In its present incarnation as the neoliberal extreme centre, the Economist’s liberalism looks increasingly caught in an untenable position where the economic policy of the last forty-odd years cannot be maintained alongside the old political dispensation. It remains to be seen whether it can remain as influential as it has been in the past while maintaining its present allegiances. It might be that it will need to find a new ideological configuration through which to defend the interests of the ‘aristocracy of finance.’
The crisis of 2008 required massive state interventions, in a resumption of ‘Keynesian’ style economic policy, but one entirely geared towards elite interests. Similarly, the present crisis has required an abandonment of neoliberal constraints on fiscal spending, but, again, this has been directed more towards corporate than human well-being. A new configuration seems very unlikely to involve any move leftwards towards working-class interests, as it did in the 1940s, unless major pressure is successfully applied through class struggle.
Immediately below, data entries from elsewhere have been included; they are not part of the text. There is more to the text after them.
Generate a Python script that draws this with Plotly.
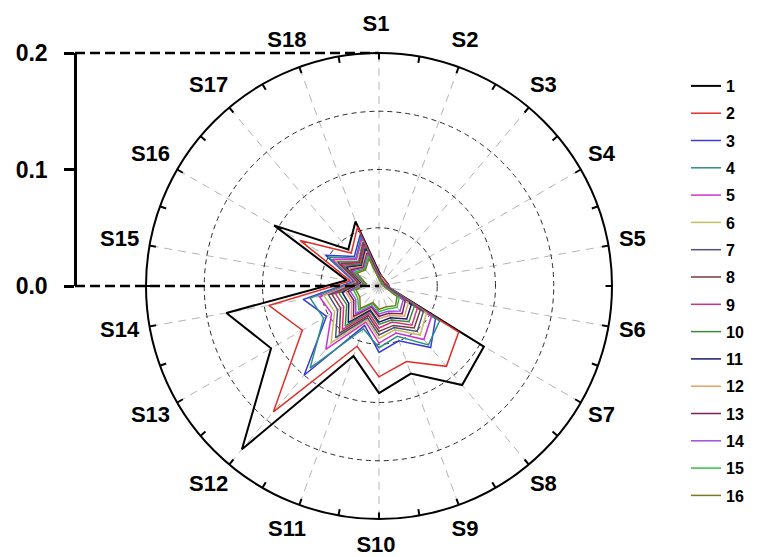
import plotly.graph_objects as go

# Categories around the dial (clockwise from the top)
categories = ["S1", "S2", "S3", "S4", "S5", "S6", "S7", "S8", "S9",
              "S10", "S11", "S12", "S13", "S14", "S15", "S16", "S17", "S18"]

# Series values, one list per sample, ordered S1..S18
s1 = [0.012, 0.008, 0.007, 0.007, 0.008, 0.009, 0.104, 0.111, 0.080, 0.092, 0.064, 0.183, 0.107, 0.133, 0.028, 0.104, 0.041, 0.059]
s2 = [0.011, 0.008, 0.007, 0.007, 0.008, 0.009, 0.079, 0.090, 0.069, 0.078, 0.055, 0.141, 0.076, 0.096, 0.025, 0.078, 0.037, 0.054]
s3 = [0.010, 0.007, 0.006, 0.006, 0.007, 0.009, 0.056, 0.069, 0.050, 0.057, 0.036, 0.100, 0.052, 0.066, 0.022, 0.053, 0.033, 0.047]
s4 = [0.010, 0.007, 0.006, 0.006, 0.007, 0.009, 0.060, 0.066, 0.046, 0.053, 0.039, 0.092, 0.055, 0.060, 0.021, 0.050, 0.031, 0.045]
s5 = [0.010, 0.007, 0.006, 0.006, 0.007, 0.008, 0.052, 0.060, 0.043, 0.049, 0.033, 0.071, 0.047, 0.052, 0.020, 0.046, 0.030, 0.043]
s6 = [0.009, 0.007, 0.006, 0.006, 0.006, 0.008, 0.047, 0.055, 0.040, 0.045, 0.031, 0.064, 0.044, 0.048, 0.019, 0.043, 0.028, 0.041]
s7 = [0.009, 0.006, 0.005, 0.005, 0.006, 0.008, 0.044, 0.051, 0.038, 0.042, 0.029, 0.058, 0.041, 0.044, 0.018, 0.041, 0.027, 0.040]
s8 = [0.009, 0.006, 0.005, 0.005, 0.006, 0.008, 0.041, 0.047, 0.036, 0.039, 0.027, 0.053, 0.038, 0.041, 0.018, 0.038, 0.026, 0.038]
s9 = [0.008, 0.006, 0.005, 0.005, 0.006, 0.007, 0.038, 0.044, 0.033, 0.036, 0.025, 0.049, 0.035, 0.038, 0.017, 0.036, 0.025, 0.037]
s10 = [0.008, 0.006, 0.005, 0.005, 0.005, 0.007, 0.035, 0.040, 0.031, 0.033, 0.023, 0.045, 0.032, 0.035, 0.016, 0.034, 0.024, 0.035]
s11 = [0.008, 0.005, 0.005, 0.004, 0.005, 0.007, 0.032, 0.037, 0.029, 0.031, 0.022, 0.041, 0.030, 0.032, 0.015, 0.032, 0.023, 0.034]
s12 = [0.007, 0.005, 0.004, 0.004, 0.005, 0.006, 0.029, 0.034, 0.027, 0.028, 0.020, 0.037, 0.027, 0.029, 0.014, 0.030, 0.022, 0.032]
s13 = [0.007, 0.005, 0.004, 0.004, 0.005, 0.006, 0.026, 0.031, 0.025, 0.026, 0.019, 0.034, 0.025, 0.027, 0.013, 0.028, 0.021, 0.030]
s14 = [0.007, 0.005, 0.004, 0.004, 0.004, 0.006, 0.024, 0.028, 0.023, 0.024, 0.018, 0.031, 0.023, 0.025, 0.013, 0.026, 0.020, 0.029]
s15 = [0.006, 0.004, 0.004, 0.003, 0.004, 0.005, 0.020, 0.024, 0.021, 0.022, 0.016, 0.027, 0.021, 0.022, 0.012, 0.024, 0.019, 0.027]
s16 = [0.006, 0.004, 0.003, 0.003, 0.004, 0.005, 0.018, 0.022, 0.019, 0.020, 0.015, 0.025, 0.019, 0.020, 0.011, 0.022, 0.018, 0.025]

series = [s1, s2, s3, s4, s5, s6, s7, s8, s9, s10, s11, s12, s13, s14, s15, s16]
names = [str(i) for i in range(1, 17)]
colors = ["#000000", "#e0302a", "#3a3ad8", "#2a8f80", "#d030d0", "#c4bc60",
          "#50507a", "#7a3a3a", "#d03080", "#3a8a3a", "#1a1a70", "#e8a060",
          "#7a2060", "#9a50e0", "#30c040", "#7a7a20"]

radial_ticks = [0.0, 0.1, 0.2]
radial_ticktext = ["0.0", "0.1", "0.2"]
rmax = 0.2

W, H = 776, 557
cx, cy, R = 379, 286, 233          # dial centre and radius in pixels
lcx, RL = 376, 263                  # ring on which category names sit
axis_x = 75                         # left radial scale position

FONT = "Arial, Liberation Sans, sans-serif"

fig = go.Figure()

for vals, name, col in zip(series, names, colors):
    fig.add_trace(go.Scatterpolar(
        r=vals + vals[:1],
        theta=categories + categories[:1],
        mode="lines",
        name=name,
        legendgroup=name,
        line=dict(color=col, width=2 if name == "1" else 1.5),
        subplot="polar",
    ))

# category names on a slightly larger, invisible ring
fig.add_trace(go.Scatterpolar(
    r=[0.99] * len(categories), theta=categories,
    mode="text", text=categories, textposition="middle center",
    textfont=dict(family=FONT, size=22, weight="bold", color="black"),
    cliponaxis=False, showlegend=False, hoverinfo="skip",
    subplot="polar3",
))

# overlay dial carrying the 10-degree tick marks
fig.add_trace(go.Scatterpolar(r=[], theta=[], subplot="polar2",
                              showlegend=False, hoverinfo="skip"))
# carrier for the left-hand radial scale
fig.add_trace(go.Scatter(x=[], y=[], xaxis="x", yaxis="y",
                         showlegend=False, hoverinfo="skip"))

dom_x = [(cx - R) / W, (cx + R) / W]
dom_y = [1 - (cy + R) / H, 1 - (cy - R) / H]
lab_x = [(lcx - RL) / W, (lcx + RL) / W]
lab_y = [1 - (cy + RL) / H, 1 - (cy - RL) / H]
scale_dom = [1 - cy / H, 1 - (cy - R) / H]

fig.update_layout(
    width=W, height=H,
    margin=dict(l=0, r=0, t=0, b=0, autoexpand=False),
    paper_bgcolor="white",
    plot_bgcolor="rgba(0,0,0,0)",
    font=dict(family=FONT, color="black"),
    polar=dict(
        domain=dict(x=dom_x, y=dom_y),
        bgcolor="rgba(0,0,0,0)",
        radialaxis=dict(
            range=[0, rmax], tickvals=[0.05, 0.1, 0.15],
            showticklabels=False, ticks="", showline=False,
            gridcolor="#2a2a2a", gridwidth=1.3, griddash="5px,4px",
        ),
        angularaxis=dict(
            rotation=90, direction="clockwise",
            showline=True, linecolor="black", linewidth=2,
            gridcolor="#b5b5b5", gridwidth=1.3, griddash="8px,6px",
            ticks="", showticklabels=False,
        ),
    ),
    polar2=dict(
        domain=dict(x=dom_x, y=dom_y),
        bgcolor="rgba(0,0,0,0)",
        radialaxis=dict(visible=False, range=[0, rmax]),
        angularaxis=dict(
            type="linear", thetaunit="degrees",
            rotation=90, direction="clockwise",
            tickvals=list(range(0, 360, 10)),
            ticks="inside", ticklen=6, tickwidth=1.5, tickcolor="black",
            showticklabels=False, showgrid=False, showline=False,
        ),
    ),
    polar3=dict(
        domain=dict(x=lab_x, y=lab_y),
        bgcolor="rgba(0,0,0,0)",
        radialaxis=dict(visible=False, range=[0, 1]),
        angularaxis=dict(visible=False, rotation=90, direction="clockwise",
                         categoryorder="array", categoryarray=categories),
    ),
    xaxis=dict(visible=False, domain=[axis_x / W, cx / W], range=[0, 1],
               anchor="y"),
    yaxis=dict(
        domain=scale_dom, range=[0, rmax],
        anchor="free", position=axis_x / W,
        tickvals=radial_ticks, ticktext=radial_ticktext,
        showline=True, linecolor="black", linewidth=2.5,
        ticks="outside", ticklen=10, tickwidth=2.5, tickcolor="black",
        ticklabelstandoff=12,
        showgrid=False, zeroline=False,
        tickfont=dict(family=FONT, size=23, weight="bold", color="black"),
    ),
    legend=dict(
        x=686 / W, y=1 - 69 / H, xanchor="left", yanchor="top",
        font=dict(family=FONT, size=16, weight="bold", color="black"),
        tracegroupgap=3.5, bgcolor="rgba(0,0,0,0)",
        itemwidth=30,
    ),
    showlegend=True,
)

# dashed guide lines from the radial scale to the dial, placed on the
# scale's own value-to-paper mapping so they are not clipped at its ends
def scale_to_paper(v):
    return scale_dom[0] + (v / rmax) * (scale_dom[1] - scale_dom[0])

for yv in (rmax, 0.0):
    yp = scale_to_paper(yv)
    fig.add_shape(type="line", xref="paper", yref="paper",
                  x0=axis_x / W, x1=cx / W, y0=yp, y1=yp,
                  line=dict(color="black", width=2.5, dash="10px,5px"),
                  layer="above")

fig.write_html("out.html")
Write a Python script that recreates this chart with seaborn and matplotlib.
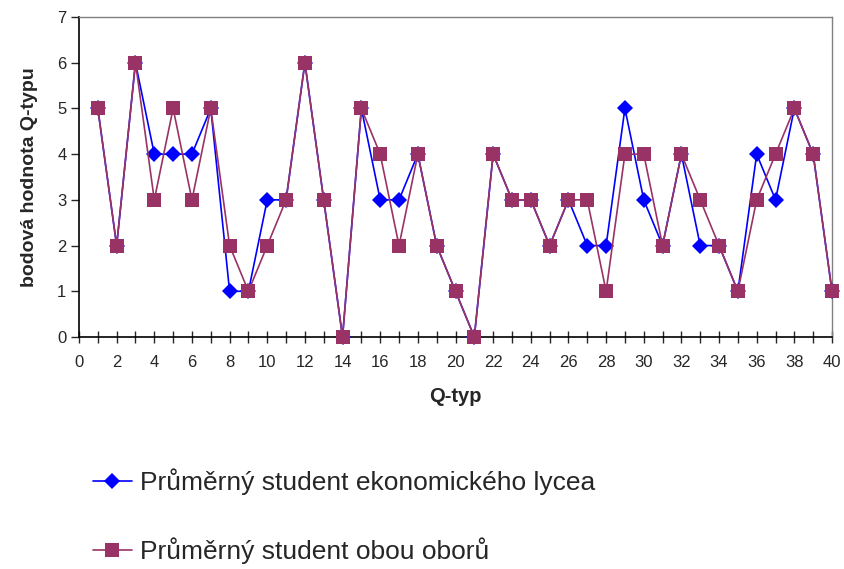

Liberalism at Large is a long and detailed book, but it is well-paced and engagingly written all the way through. The particular lens acts as a rather inspired way of looking at the history of Anglo-American capitalism. Zevin has had to sift through a tremendous mountain of material, but is able to tell a fascinating story of this institution and its relationship to the system it has championed for close to two hundred years now.